Ce qui arrive à nos familles et à notre peuple est un tel cauchemar, un cauchemar inimaginable. Je remercie Dieu que ma sœur et ma famille immédiate soient en sécurité jusqu'à présent, mais nous avons des membres de la famille élargie qui ont été violés ou tués. Mais ce qui nous tient tous éveillés chaque nuit, c'est que la guerre continue, donc personne n'est vraiment en sécurité.

Des manifestations ont eu lieu à travers le monde contre ce que les Tigréens qualifient de guerre génocidaire contre leurs familles. Ils disent que plus de cent mille civils ont été tués depuis le début de la guerre.

Outre les exécutions massives de civils et les viols, le Tigré est désormais confronté à une famine, qui pourrait coûter des milliers de vies supplémentaires .

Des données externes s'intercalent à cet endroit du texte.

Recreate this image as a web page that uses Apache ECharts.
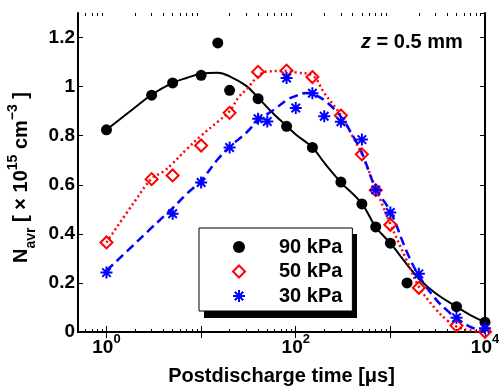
<!DOCTYPE html>
<html><head><meta charset="utf-8">
<script src="https://cdn.jsdelivr.net/npm/echarts@6/dist/echarts.min.js"></script>
<style>html,body{margin:0;padding:0;background:#fff}#c{width:499px;height:386px}</style>
</head><body><div id="c"></div>
<script>
// measured points (time in microseconds, density in 1e15 cm^-3)
const t90 = [1,3,5,10,15,20,40,80,150,300,500,700,1000,1500,5000,10000];
const n90 = [0.824,0.965,1.015,1.046,1.178,0.985,0.951,0.838,0.752,0.611,0.522,0.428,0.362,0.200,0.103,0.040];
const t50 = [1,3,5,10,20,40,80,150,300,500,700,1000,2000,5000,10000];
const n50 = [0.365,0.623,0.638,0.760,0.893,1.060,1.065,1.039,0.882,0.724,0.578,0.437,0.180,0.026,0.001];
const t30 = [1,5,10,20,40,50,80,100,150,200,300,500,700,1000,2000,5000,10000];
const n30 = [0.242,0.482,0.609,0.752,0.869,0.858,1.035,0.913,0.973,0.879,0.857,0.784,0.579,0.487,0.237,0.058,0.015];
// fitted curves
const ft90 = [1,2,3,5,7,10,15,20,30,40,60,80,100,150,200,300,500,700,1000,1500,2000,3000,5000,7000,10000];
const fn90 = [0.824,0.915,0.967,1.015,1.035,1.052,1.056,1.042,1.003,0.955,0.884,0.840,0.805,0.752,0.690,0.610,0.523,0.428,0.362,0.275,0.217,0.158,0.103,0.069,0.040];
const ft50 = [1,2,3,4,5,7,10,15,20,25,30,40,50,80,100,150,200,300,400,500,700,1000,1500,2000,3000,4000,5000,7000,10000];
const fn50 = [0.365,0.534,0.625,0.654,0.687,0.744,0.800,0.857,0.900,0.958,0.988,1.042,1.062,1.064,1.058,1.045,0.974,0.884,0.796,0.725,0.585,0.440,0.289,0.185,0.094,0.047,0.022,0.006,0.0];
const ft30 = [1,2,3,5,7,10,15,20,30,40,60,80,100,130,150,200,300,400,500,700,1000,1500,2000,3000,4000,5000,7000,10000];
const fn30 = [0.250,0.360,0.425,0.505,0.562,0.617,0.704,0.754,0.812,0.862,0.908,0.945,0.962,0.974,0.970,0.945,0.877,0.800,0.730,0.585,0.491,0.325,0.230,0.135,0.087,0.056,0.021,0.0];
const seriesNames = ['90 kPa','50 kPa','30 kPa'];
// axis ticks
const xMajorTicks = [1,10,100,1000,10000];
const xMinorTicks = [0.6,0.7,0.8,0.9,2,3,4,5,6,7,8,9,20,30,40,50,60,70,80,90,200,300,400,500,600,700,800,900,2000,3000,4000,5000,6000,7000,8000,9000];
const xLabelValues = [1,100,10000];
const xLabelExps = ['0','2','4'];

const pairs = (t, n) => t.map((v, i) => [v, n[i]]);
const FONT = "'Liberation Sans', Arial, sans-serif";
const starPath = 'path://M0,-10L0,10M-10,0L10,0M-7.07,-7.07L7.07,7.07M-7.07,7.07L7.07,-7.07';

function xLabelFmt(v) {
  let k = 0, best = 1e9;
  xLabelValues.forEach((x, i) => { const d = Math.abs(Math.log10(x) - Math.log10(v)); if (d < best) { best = d; k = i; } });
  return '{b|10}{s|' + xLabelExps[k] + '}';
}

const wideBounds = { left: -100, top: -100, right: -100, bottom: -100 };
const axisLineStyle = { color: '#000', width: 2 };
const chart = echarts.init(document.getElementById('c'), null, { renderer: 'canvas' });
chart.setOption({
  animation: false,
  backgroundColor: '#fff',
  textStyle: { fontFamily: FONT },
  grid: [
    { left: 78, right: 14, top: 13, bottom: 54, outerBounds: wideBounds },
    { left: 78, right: 14, top: 13, bottom: 54, outerBounds: wideBounds }
  ],
  title: {
    text: '{i|z} = 0.5 mm',
    left: 361, top: 32, padding: 0,
    textStyle: { fontSize: 20, fontWeight: 'bold', color: '#000', fontFamily: FONT,
      rich: { i: { fontSize: 20, fontWeight: 'bold', fontStyle: 'italic', color: '#000', fontFamily: FONT } } }
  },
  graphic: [
    { type: 'rect', z: 50, silent: true, shape: { x: 204, y: 234, width: 153, height: 84 }, style: { fill: '#000' } }
  ],
  xAxis: [
    { gridIndex: 0, type: 'log', logBase: 10, min: 0.5, max: 10000, position: 'bottom',
      axisLine: { show: true, lineStyle: axisLineStyle },
      axisTick: { show: true, inside: true, length: 6, customValues: xMajorTicks, lineStyle: { color: '#000', width: 1 } },
      axisLabel: { show: true, customValues: xLabelValues, margin: 1, formatter: xLabelFmt, color: '#000',
        rich: {
          b: { fontSize: 19, fontWeight: 'bold', color: '#000', fontFamily: FONT, lineHeight: 30 },
          s: { fontSize: 13, fontWeight: 'bold', color: '#000', fontFamily: FONT, lineHeight: 13, verticalAlign: 'top' }
        } },
      splitLine: { show: false }, minorTick: { show: false },
      name: 'Postdischarge time [μs]', nameLocation: 'middle', nameGap: 34,
      nameTextStyle: { fontSize: 20, fontWeight: 'bold', color: '#000', fontFamily: FONT } },
    { gridIndex: 0, type: 'log', logBase: 10, min: 0.5, max: 10000, position: 'top',
      axisLine: { show: true, lineStyle: axisLineStyle },
      axisTick: { show: true, inside: true, length: 6, customValues: xMajorTicks, lineStyle: { color: '#000', width: 1 } },
      axisLabel: { show: false }, splitLine: { show: false } },
    { gridIndex: 1, type: 'log', logBase: 10, min: 0.5, max: 10000, position: 'bottom',
      axisLine: { show: false },
      axisTick: { show: true, inside: true, length: 3, customValues: xMinorTicks, lineStyle: { color: '#000', width: 1 } },
      axisLabel: { show: false }, splitLine: { show: false } },
    { gridIndex: 1, type: 'log', logBase: 10, min: 0.5, max: 10000, position: 'top',
      axisLine: { show: false },
      axisTick: { show: true, inside: true, length: 3, customValues: xMinorTicks, lineStyle: { color: '#000', width: 1 } },
      axisLabel: { show: false }, splitLine: { show: false } }
  ],
  yAxis: [
    { gridIndex: 0, type: 'value', min: 0, max: 1.3, interval: 0.2, position: 'left',
      axisLine: { show: true, lineStyle: axisLineStyle },
      axisTick: { show: true, inside: true, length: 5, lineStyle: { color: '#000', width: 1 } },
      axisLabel: { show: true, margin: 3, showMaxLabel: false, fontSize: 19, fontWeight: 'bold', color: '#000', fontFamily: FONT },
      splitLine: { show: false },
      name: '{n|N}{sub|avr}{n| [ × 10}{sup|15}{n| cm}{sup|−3}{n| ]}',
      nameLocation: 'middle', nameRotate: 90, nameGap: 38,
      nameTextStyle: { fontSize: 20, fontWeight: 'bold', color: '#000', fontFamily: FONT, padding: [0, 10, 0, 0],
        rich: {
          n: { fontSize: 20, fontWeight: 'bold', color: '#000', fontFamily: FONT, lineHeight: 32 },
          sub: { fontSize: 14, fontWeight: 'bold', color: '#000', fontFamily: FONT, lineHeight: 24, verticalAlign: 'bottom' },
          sup: { fontSize: 14, fontWeight: 'bold', color: '#000', fontFamily: FONT, lineHeight: 14, verticalAlign: 'top' }
        } } },
    { gridIndex: 0, type: 'value', min: 0, max: 1.3, interval: 0.2, position: 'right',
      axisLine: { show: true, lineStyle: axisLineStyle },
      axisTick: { show: true, inside: true, length: 5, lineStyle: { color: '#000', width: 1 } },
      axisLabel: { show: false }, splitLine: { show: false } },
    { gridIndex: 1, type: 'value', min: 0, max: 1.3, show: false, splitLine: { show: false } }
  ],
  legend: {
    data: seriesNames, z: 60,
    orient: 'vertical', left: 199, top: 228,
    padding: [9, 10, 5, 33], itemGap: 4.5, itemWidth: 12, itemHeight: 12,
    selectedMode: false,
    backgroundColor: '#fff', borderColor: '#000', borderWidth: 1, borderRadius: 0,
    textStyle: { fontSize: 20, fontWeight: 'bold', color: '#000', fontFamily: FONT, lineHeight: 20, padding: [0, 0, 0, 29] }
  },
  series: [
    { name: 'fit90', type: 'line', xAxisIndex: 0, yAxisIndex: 0, data: pairs(ft90, fn90), smooth: 0.4,
      showSymbol: false, symbol: 'none', lineStyle: { color: '#000', width: 2 }, z: 2 },
    { name: 'fit50', type: 'line', xAxisIndex: 0, yAxisIndex: 0, data: pairs(ft50, fn50), smooth: 0.4,
      showSymbol: false, symbol: 'none', lineStyle: { color: '#ff0000', width: 2.5, type: [2, 3] }, z: 2 },
    { name: 'fit30', type: 'line', xAxisIndex: 0, yAxisIndex: 0, data: pairs(ft30, fn30), smooth: 0.4,
      showSymbol: false, symbol: 'none', lineStyle: { color: '#0000ff', width: 2.5, type: [9, 5] }, z: 2 },
    { name: seriesNames[0], type: 'scatter', xAxisIndex: 0, yAxisIndex: 0, data: pairs(t90, n90), clip: false,
      symbol: 'circle', symbolSize: 11, itemStyle: { color: '#000', opacity: 1 }, z: 3 },
    { name: seriesNames[1], type: 'scatter', xAxisIndex: 0, yAxisIndex: 0, data: pairs(t50, n50), clip: false,
      symbol: 'diamond', symbolSize: 12, itemStyle: { color: 'rgba(0,0,0,0)', borderColor: '#ff0000', borderWidth: 2, opacity: 1 }, z: 3 },
    { name: seriesNames[2], type: 'scatter', xAxisIndex: 0, yAxisIndex: 0, data: pairs(t30, n30), clip: false,
      symbol: starPath, symbolSize: 12, itemStyle: { color: '#0000ff', borderColor: '#0000ff', borderWidth: 2, opacity: 1 }, z: 3 }
  ]
});
</script>
</body></html>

L'USAID estime que 900 000 personnes vivent au Tigré dans des conditions de famine. Samantha Powers, cheffe de l'USAID, a été très virulente en accusant le gouvernement éthiopien de bloquer l'aide aux civils dans le besoin.

« Tous les Tigréens que je connais plaident jour et nuit pour la fin de la guerre », déclare  Meron. « Si cela ne s'arrête pas, j'ai peur que ce soit ma sœur qui soit violée ensuite ou que ma famille soit exécutée ». Meron fait référence aux nombreux hommes que les troupes éthiopiennes ont exécutés en se filmant avec leurs téléphones. Ces crimes ont été rapportés et vérifiés par des organes de presse tels que CNN et The Telegraph après que des séquences vidéo de soldats éthiopiens tirant sur des hommes non armés aient fait surface. Ce sont-là certains des nombreux crimes de guerre potentiels qui n'ont pas encore fait l'objet d'une enquête.

La situation au Tigré reste instable alors que ses dirigeants promettent de se battre jusqu'à ce qu'ils repoussent les forces érythréennes et amhara.